Pull out exactly the lines from the line containing "Generate a Python" to the line containing "ha='center', va='bottom', fontsize=9, family='Liberation", both lines included, with pictures removed from the copy.

• [Code that draws figures]:
▼
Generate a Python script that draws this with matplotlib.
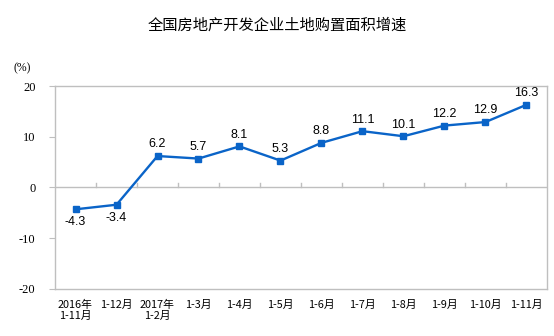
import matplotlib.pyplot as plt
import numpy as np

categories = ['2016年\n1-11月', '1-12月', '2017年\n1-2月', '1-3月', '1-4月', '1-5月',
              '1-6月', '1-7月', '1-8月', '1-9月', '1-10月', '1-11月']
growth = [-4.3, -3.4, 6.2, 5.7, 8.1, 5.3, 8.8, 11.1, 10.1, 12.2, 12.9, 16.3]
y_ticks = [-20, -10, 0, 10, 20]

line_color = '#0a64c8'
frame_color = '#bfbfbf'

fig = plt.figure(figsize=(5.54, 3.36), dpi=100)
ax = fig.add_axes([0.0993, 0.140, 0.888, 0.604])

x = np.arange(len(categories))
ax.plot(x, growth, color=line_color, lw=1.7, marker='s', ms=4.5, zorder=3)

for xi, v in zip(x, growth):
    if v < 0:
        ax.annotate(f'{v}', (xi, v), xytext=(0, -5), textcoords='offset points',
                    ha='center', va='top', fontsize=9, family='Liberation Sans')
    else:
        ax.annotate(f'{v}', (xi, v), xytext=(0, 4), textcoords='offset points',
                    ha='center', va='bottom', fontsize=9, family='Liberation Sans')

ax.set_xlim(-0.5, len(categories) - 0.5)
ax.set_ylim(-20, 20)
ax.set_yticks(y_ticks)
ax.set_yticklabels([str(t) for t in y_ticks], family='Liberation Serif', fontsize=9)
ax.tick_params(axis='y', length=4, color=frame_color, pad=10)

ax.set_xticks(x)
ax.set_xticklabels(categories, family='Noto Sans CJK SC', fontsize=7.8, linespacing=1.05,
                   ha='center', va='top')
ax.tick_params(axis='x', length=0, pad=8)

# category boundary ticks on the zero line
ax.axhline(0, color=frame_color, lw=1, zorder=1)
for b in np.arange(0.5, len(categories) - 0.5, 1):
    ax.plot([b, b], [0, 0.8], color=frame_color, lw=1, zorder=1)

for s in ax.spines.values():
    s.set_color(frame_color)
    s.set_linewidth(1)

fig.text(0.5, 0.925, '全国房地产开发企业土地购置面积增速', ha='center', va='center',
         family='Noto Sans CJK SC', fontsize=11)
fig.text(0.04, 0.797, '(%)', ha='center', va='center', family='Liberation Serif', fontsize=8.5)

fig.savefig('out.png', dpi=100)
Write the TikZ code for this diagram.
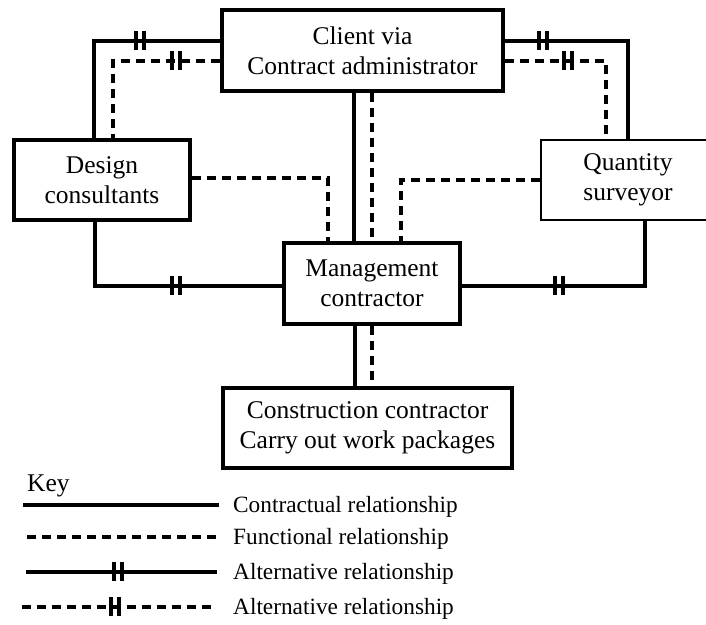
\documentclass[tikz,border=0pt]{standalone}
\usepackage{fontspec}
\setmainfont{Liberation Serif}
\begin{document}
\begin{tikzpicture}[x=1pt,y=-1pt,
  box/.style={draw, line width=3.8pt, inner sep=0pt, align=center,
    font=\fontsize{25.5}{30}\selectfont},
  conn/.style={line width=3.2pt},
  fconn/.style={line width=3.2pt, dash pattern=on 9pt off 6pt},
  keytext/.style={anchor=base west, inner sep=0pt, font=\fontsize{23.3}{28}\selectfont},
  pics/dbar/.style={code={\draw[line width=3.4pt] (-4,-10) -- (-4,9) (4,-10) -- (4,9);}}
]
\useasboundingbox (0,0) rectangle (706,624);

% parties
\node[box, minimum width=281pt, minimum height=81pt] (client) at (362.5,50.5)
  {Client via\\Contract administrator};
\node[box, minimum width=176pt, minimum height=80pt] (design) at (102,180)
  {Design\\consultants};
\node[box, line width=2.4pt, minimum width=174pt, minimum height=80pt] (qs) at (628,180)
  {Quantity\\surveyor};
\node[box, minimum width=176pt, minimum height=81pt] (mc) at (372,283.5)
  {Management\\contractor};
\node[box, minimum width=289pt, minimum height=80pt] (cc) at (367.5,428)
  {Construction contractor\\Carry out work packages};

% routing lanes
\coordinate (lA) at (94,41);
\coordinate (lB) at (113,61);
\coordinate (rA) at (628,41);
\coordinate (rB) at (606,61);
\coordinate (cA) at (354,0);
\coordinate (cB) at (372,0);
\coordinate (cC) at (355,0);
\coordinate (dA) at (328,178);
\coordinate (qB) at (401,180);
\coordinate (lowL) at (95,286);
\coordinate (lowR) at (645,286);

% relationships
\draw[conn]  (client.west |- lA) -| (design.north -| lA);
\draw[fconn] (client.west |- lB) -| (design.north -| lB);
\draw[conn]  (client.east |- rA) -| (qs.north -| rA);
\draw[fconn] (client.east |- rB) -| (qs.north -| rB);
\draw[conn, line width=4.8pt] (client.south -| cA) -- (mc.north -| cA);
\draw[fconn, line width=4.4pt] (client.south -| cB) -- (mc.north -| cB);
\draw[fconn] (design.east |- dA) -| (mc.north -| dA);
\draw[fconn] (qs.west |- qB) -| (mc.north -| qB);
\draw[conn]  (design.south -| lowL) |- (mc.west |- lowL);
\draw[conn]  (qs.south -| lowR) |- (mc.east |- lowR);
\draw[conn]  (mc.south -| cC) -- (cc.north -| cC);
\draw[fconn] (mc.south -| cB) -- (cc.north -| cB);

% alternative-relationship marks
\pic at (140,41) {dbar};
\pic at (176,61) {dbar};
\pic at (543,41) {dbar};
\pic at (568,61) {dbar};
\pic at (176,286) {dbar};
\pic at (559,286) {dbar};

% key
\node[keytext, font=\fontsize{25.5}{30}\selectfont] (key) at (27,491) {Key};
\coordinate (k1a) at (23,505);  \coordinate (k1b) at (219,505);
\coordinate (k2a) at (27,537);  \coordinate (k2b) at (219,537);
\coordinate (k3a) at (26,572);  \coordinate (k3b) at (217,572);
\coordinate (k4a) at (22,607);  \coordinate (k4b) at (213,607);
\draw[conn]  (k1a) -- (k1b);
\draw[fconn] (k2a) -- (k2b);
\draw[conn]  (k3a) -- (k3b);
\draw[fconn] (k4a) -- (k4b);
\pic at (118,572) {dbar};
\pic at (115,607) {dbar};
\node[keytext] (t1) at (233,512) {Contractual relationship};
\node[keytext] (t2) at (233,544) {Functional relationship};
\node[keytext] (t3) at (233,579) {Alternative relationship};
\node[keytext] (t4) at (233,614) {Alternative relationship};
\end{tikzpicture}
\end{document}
▲
▼
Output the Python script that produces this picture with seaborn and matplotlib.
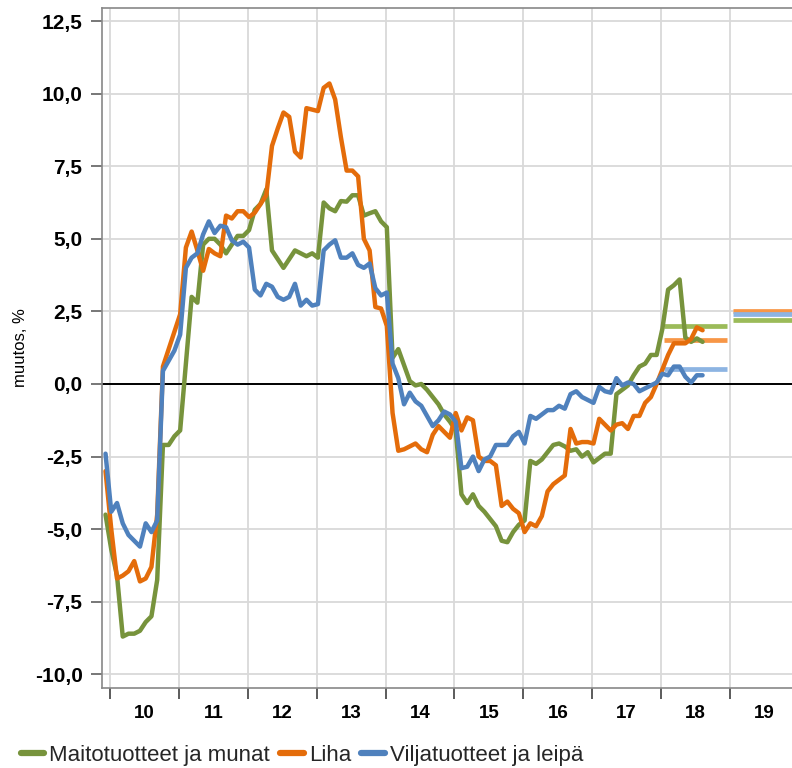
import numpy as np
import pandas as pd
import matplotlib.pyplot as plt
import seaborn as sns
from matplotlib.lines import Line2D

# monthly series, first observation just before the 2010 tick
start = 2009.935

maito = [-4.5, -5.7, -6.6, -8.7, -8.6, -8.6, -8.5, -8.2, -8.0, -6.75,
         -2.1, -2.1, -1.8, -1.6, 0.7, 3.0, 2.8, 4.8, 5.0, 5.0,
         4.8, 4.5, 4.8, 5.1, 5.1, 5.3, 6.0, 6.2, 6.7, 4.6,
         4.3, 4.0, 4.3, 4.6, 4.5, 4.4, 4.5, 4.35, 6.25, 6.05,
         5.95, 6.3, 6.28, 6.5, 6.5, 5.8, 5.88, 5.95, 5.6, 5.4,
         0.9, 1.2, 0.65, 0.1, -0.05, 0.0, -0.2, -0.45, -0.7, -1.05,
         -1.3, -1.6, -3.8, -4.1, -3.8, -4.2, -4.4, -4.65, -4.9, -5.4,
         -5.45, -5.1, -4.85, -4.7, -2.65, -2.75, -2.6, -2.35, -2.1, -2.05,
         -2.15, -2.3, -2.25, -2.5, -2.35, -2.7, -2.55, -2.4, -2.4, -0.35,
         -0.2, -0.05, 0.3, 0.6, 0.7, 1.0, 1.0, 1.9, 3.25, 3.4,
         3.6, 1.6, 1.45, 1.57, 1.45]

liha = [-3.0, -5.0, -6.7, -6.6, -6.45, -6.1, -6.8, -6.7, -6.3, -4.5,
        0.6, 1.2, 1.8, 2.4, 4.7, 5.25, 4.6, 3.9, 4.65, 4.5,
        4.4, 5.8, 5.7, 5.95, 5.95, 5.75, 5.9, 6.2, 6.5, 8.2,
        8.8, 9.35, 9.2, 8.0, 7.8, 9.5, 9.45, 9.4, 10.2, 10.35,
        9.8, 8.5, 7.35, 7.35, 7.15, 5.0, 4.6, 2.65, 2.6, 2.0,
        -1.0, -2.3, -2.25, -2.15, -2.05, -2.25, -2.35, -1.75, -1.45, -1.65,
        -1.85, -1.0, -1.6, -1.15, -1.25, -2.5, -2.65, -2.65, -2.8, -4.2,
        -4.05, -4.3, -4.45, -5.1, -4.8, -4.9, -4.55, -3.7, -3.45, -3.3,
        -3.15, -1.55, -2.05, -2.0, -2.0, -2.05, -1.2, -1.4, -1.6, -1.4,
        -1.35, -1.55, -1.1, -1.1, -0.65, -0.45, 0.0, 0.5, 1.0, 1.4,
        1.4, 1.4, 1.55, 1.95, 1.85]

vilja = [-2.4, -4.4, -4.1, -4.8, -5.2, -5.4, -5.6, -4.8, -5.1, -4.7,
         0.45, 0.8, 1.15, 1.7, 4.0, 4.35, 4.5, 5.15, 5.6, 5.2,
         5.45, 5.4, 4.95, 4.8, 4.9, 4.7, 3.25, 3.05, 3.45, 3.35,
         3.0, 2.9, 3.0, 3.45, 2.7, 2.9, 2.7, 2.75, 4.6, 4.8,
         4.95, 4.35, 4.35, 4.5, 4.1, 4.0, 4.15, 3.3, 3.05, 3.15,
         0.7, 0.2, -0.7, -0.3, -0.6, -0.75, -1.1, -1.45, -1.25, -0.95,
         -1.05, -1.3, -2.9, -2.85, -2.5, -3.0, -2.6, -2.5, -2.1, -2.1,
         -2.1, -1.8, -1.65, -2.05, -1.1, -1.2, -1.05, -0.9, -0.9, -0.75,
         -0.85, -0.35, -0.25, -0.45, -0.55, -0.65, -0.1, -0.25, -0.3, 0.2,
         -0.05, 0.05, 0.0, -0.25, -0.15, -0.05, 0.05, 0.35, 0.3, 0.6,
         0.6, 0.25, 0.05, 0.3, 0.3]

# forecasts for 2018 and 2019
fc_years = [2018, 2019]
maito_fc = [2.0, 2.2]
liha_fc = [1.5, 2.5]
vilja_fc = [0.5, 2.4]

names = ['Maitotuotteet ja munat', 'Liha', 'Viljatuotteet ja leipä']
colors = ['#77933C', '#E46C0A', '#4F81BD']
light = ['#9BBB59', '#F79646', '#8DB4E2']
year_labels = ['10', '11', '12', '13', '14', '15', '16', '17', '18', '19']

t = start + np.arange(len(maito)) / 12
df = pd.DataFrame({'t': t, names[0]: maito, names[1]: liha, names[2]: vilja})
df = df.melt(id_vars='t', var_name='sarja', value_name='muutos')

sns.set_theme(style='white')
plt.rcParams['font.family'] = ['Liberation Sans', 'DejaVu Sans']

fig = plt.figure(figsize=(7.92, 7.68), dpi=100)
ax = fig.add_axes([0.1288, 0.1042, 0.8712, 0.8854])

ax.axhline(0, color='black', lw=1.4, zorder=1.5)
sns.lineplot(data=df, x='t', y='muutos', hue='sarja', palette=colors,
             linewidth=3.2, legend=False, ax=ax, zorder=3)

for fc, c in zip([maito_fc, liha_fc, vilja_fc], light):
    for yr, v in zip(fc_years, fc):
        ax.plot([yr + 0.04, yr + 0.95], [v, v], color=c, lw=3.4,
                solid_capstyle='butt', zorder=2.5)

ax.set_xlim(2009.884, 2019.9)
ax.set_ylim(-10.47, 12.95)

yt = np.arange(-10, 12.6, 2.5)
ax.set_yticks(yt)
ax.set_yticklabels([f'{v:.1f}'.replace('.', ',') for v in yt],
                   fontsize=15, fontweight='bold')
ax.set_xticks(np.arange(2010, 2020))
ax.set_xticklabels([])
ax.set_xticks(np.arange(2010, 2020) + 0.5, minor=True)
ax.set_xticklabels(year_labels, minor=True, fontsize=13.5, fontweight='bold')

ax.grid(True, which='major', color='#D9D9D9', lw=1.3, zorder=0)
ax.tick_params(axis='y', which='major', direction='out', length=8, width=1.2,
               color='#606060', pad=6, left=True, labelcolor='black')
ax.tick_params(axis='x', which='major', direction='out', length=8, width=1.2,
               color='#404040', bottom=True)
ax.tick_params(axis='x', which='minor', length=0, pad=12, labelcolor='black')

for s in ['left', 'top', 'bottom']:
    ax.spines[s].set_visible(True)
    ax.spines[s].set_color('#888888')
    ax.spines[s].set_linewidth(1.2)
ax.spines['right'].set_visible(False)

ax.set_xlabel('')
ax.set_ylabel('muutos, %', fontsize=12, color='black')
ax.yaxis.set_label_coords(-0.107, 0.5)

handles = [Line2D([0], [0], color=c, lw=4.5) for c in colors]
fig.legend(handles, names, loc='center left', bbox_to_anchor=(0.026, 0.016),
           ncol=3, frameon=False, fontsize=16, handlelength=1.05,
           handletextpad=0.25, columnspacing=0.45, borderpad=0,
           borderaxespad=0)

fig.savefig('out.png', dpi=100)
▲
• [Written answer]:
Generate a Python script that draws this with matplotlib.
import matplotlib.pyplot as plt
import numpy as np

categories = ['2016年\n1-11月', '1-12月', '2017年\n1-2月', '1-3月', '1-4月', '1-5月',
              '1-6月', '1-7月', '1-8月', '1-9月', '1-10月', '1-11月']
growth = [-4.3, -3.4, 6.2, 5.7, 8.1, 5.3, 8.8, 11.1, 10.1, 12.2, 12.9, 16.3]
y_ticks = [-20, -10, 0, 10, 20]

line_color = '#0a64c8'
frame_color = '#bfbfbf'

fig = plt.figure(figsize=(5.54, 3.36), dpi=100)
ax = fig.add_axes([0.0993, 0.140, 0.888, 0.604])

x = np.arange(len(categories))
ax.plot(x, growth, color=line_color, lw=1.7, marker='s', ms=4.5, zorder=3)

for xi, v in zip(x, growth):
    if v < 0:
        ax.annotate(f'{v}', (xi, v), xytext=(0, -5), textcoords='offset points',
                    ha='center', va='top', fontsize=9, family='Liberation Sans')
    else:
        ax.annotate(f'{v}', (xi, v), xytext=(0, 4), textcoords='offset points',
                    ha='center', va='bottom', fontsize=9, family='Liberation Sans')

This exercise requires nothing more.